Toujours dans les pas d’Alberto, nous arrivons cette fois à l’automne 44, dans la région de Fontanaluccia, un peu plus bas que Vignola où se déroulait l’action du précédent volume. Stefano Ascari et Roberto Baldazzini continuent d’évoquer l’Italie occupée.
Alberto, blessé durant une attaque, a été transféré à l'hôpital de Fontanaluccia. Cependant, lors d'une évacuation générale imposée par l’approche des Allemands, il est séparé de ses compagnons du détachement Berto. Il décide donc de se diriger vers la zone libre de Montefiorino, convaincu qu'il les y trouvera. En route, il s'arrête au château de Farneta où il se joint à un groupe de résistants auquel il offre son aide pour orchestrer une attaque contre un convoi. Il découvre alors dans l’une des voitures de tête son propre père…
Le bien, le mal et autre chose aussi
Alberto est donc devenu l’image même du résistant, issu de milieu privilégié, qui désire néanmoins défendre sa patrie face à ceux qui l'attaquent, les fascistes et les nazis. Au fur et à mesure de ses nombreuses interventions, le jeune homme a acquis de l'expérience, tout en conservant cette touche de romantisme qui lui permet de se remémorer la belle Silvana qu’il a rencontrée auparavant.
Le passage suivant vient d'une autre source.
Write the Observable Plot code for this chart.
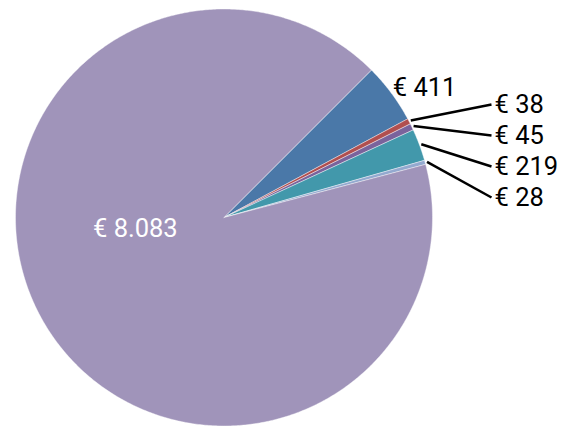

Toutefois, même si les deux auteurs restent assez concentrés sur le personnage principal, ils soulèvent la question épineuse de la fidélité, de ce qui peut inciter les hommes, par peur ou par égoïsme, à abandonner ou trahir leurs compagnons. Ils démontrent également qu’au sein des partisans, il y a des objectifs qui divergent, que ce soit parmi les groupes antifascistes ou le camp des communistes. Et cette tension peut parfois conduire à des accidents, comme on le remarque lorsque Alberto se mesure à un Russe dans une taverne. C'est cette ambivalence des intérêts de chacun qui peut rendre la situation plus complexe et influer sur la façon qu’on peut avoir de la percevoir, oubliant qu’on a surtout à faire à des hommes passionnés, résolus à se lancer dans un combat qui les dépasse.
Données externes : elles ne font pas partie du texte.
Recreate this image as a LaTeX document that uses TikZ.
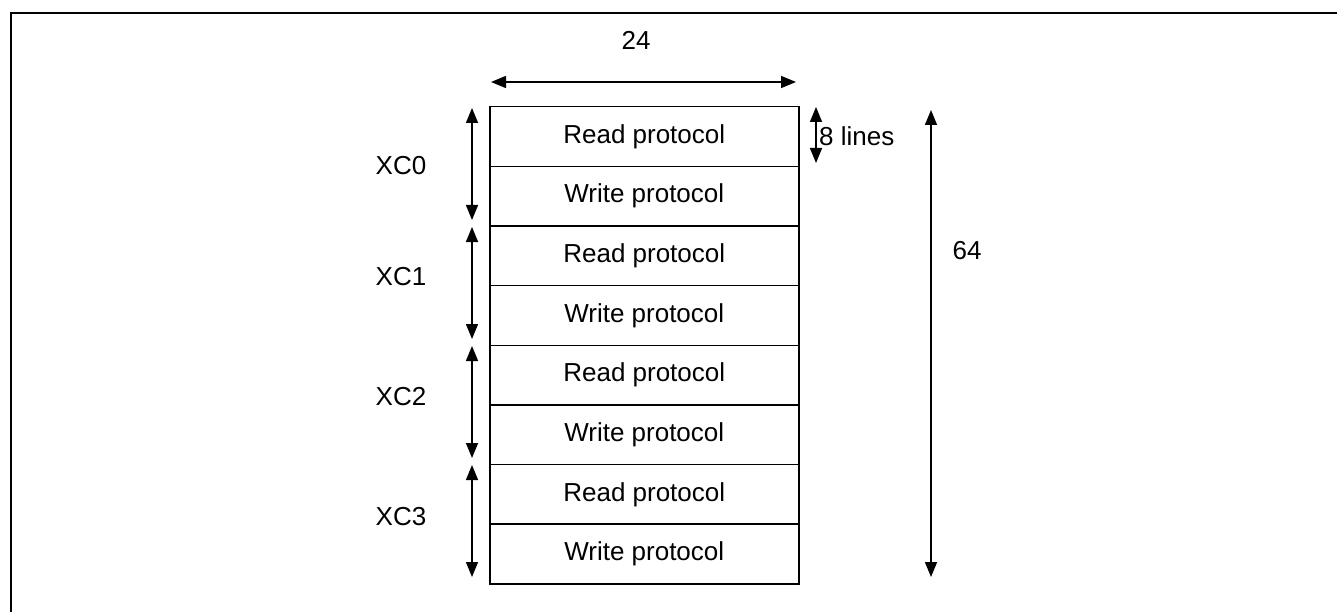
\documentclass[tikz,border=0pt]{standalone}
\usepackage{fontspec}
\setmainfont{Liberation Sans}
\usetikzlibrary{arrows.meta}
\begin{document}
\begin{tikzpicture}[x=1pt,y=-1pt,
  lbl/.style={font=\fontsize{26}{31}\selectfont, inner sep=0pt},
  row/.style={draw, line width=1.5pt, minimum width=309pt, minimum height=59.625pt, inner sep=0pt, anchor=north west, lbl},
  dim/.style={line width=1.5pt, {Triangle[length=15pt,width=12pt]}-{Triangle[length=15pt,width=12pt]}},
  frame/.style={line width=2.6pt}
]
\useasboundingbox (0,0) rectangle (1337,612);
% outer frame (open to the right and bottom)
\coordinate (f1) at (11,612);
\coordinate (f2) at (11,13);
\coordinate (f3) at (1337,13);
\draw[frame] (f1) -- (f2) -- (f3);
% rows
\node[row] (r0) at (489,106) {Read protocol};
\node[row] (r1) at (489,165.625) {Write protocol};
\node[row] (r2) at (489,225.25) {Read protocol};
\node[row] (r3) at (489,284.875) {Write protocol};
\node[row] (r4) at (489,344.5) {Read protocol};
\node[row] (r5) at (489,404.125) {Write protocol};
\node[row] (r6) at (489,463.75) {Read protocol};
\node[row] (r7) at (489,523.375) {Write protocol};
% width dimension
\coordinate (wa) at (491,82);
\coordinate (wb) at (796,82);
\draw[dim] (wa) -- (wb);
\node[lbl] (w) at (636,40) {24};
% XC dimensions
\coordinate (x0a) at (472,108);
\coordinate (x0b) at (472,220);
\coordinate (x1a) at (472,227);
\coordinate (x1b) at (472,339);
\coordinate (x2a) at (472,346);
\coordinate (x2b) at (472,458);
\coordinate (x3a) at (472,465);
\coordinate (x3b) at (472,577);
\draw[dim] (x0a) -- (x0b);
\draw[dim] (x1a) -- (x1b);
\draw[dim] (x2a) -- (x2b);
\draw[dim] (x3a) -- (x3b);
\node[lbl] (xc0) at (401,166) {XC0};
\node[lbl] (xc1) at (401,277) {XC1};
\node[lbl] (xc2) at (401,397) {XC2};
\node[lbl] (xc3) at (401,517) {XC3};
% 8 lines
\coordinate (la) at (816,107);
\coordinate (lb) at (816,163);
\draw[dim] (la) -- (lb);
\node[lbl, anchor=west] (l8) at (819,136) {8 lines};
% 64
\coordinate (ha) at (931,110);
\coordinate (hb) at (931,577);
\draw[dim] (ha) -- (hb);
\node[lbl] (h64) at (967,251) {64};
\end{tikzpicture}
\end{document}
" [Les auteurs] démontrent également qu’au sein des partisans, il y a des objectifs qui divergent " © Fordis, 2025 - Baldazzini et Ascari
Un anti-héros ?
Le travail de documentation colossal est encore une fois évident, comme le montre le dossier final qui contextualise l'histoire et établit des repères pour appréhender les enjeux, ainsi que les petites ambiguïtés que souhaitent mettre en lumière les auteurs à travers le personnage de Nicola, un homme qui navigue d'un camp à l'autre sans assumer ses actes.
Le scénario est donc extrêmement précis, tout en évitant assez adroitement de s’enfermer dans des détails trop techniques, trop historique aussi. En centrant l’intrigue autour des personnages, Ascari démontre que cette guerre, tout comme bien d'autres, est surtout une histoire d'individus, d’hommes, de femmes, d’engagement humain. Les deux premiers tomes mettaient en scène des personnages principaux relativement attachants ; cette fois, l’énigmatique Nicola du titre s’éloigne de cette vision. Il est sournois, évasif et peureux, il manœuvre pour tenter d'en tirer le meilleur avantage possible. L’idée n’est pas forcément de le juger, ni même de le comprendre véritablement, simplement que la guerre peut parfois pousser les individus à lutter pour leur survie à tout prix, au détriment des idéaux et autres cas de conscience éthiques…
Un troisième volume tout aussi passionnant et profond que les précédents.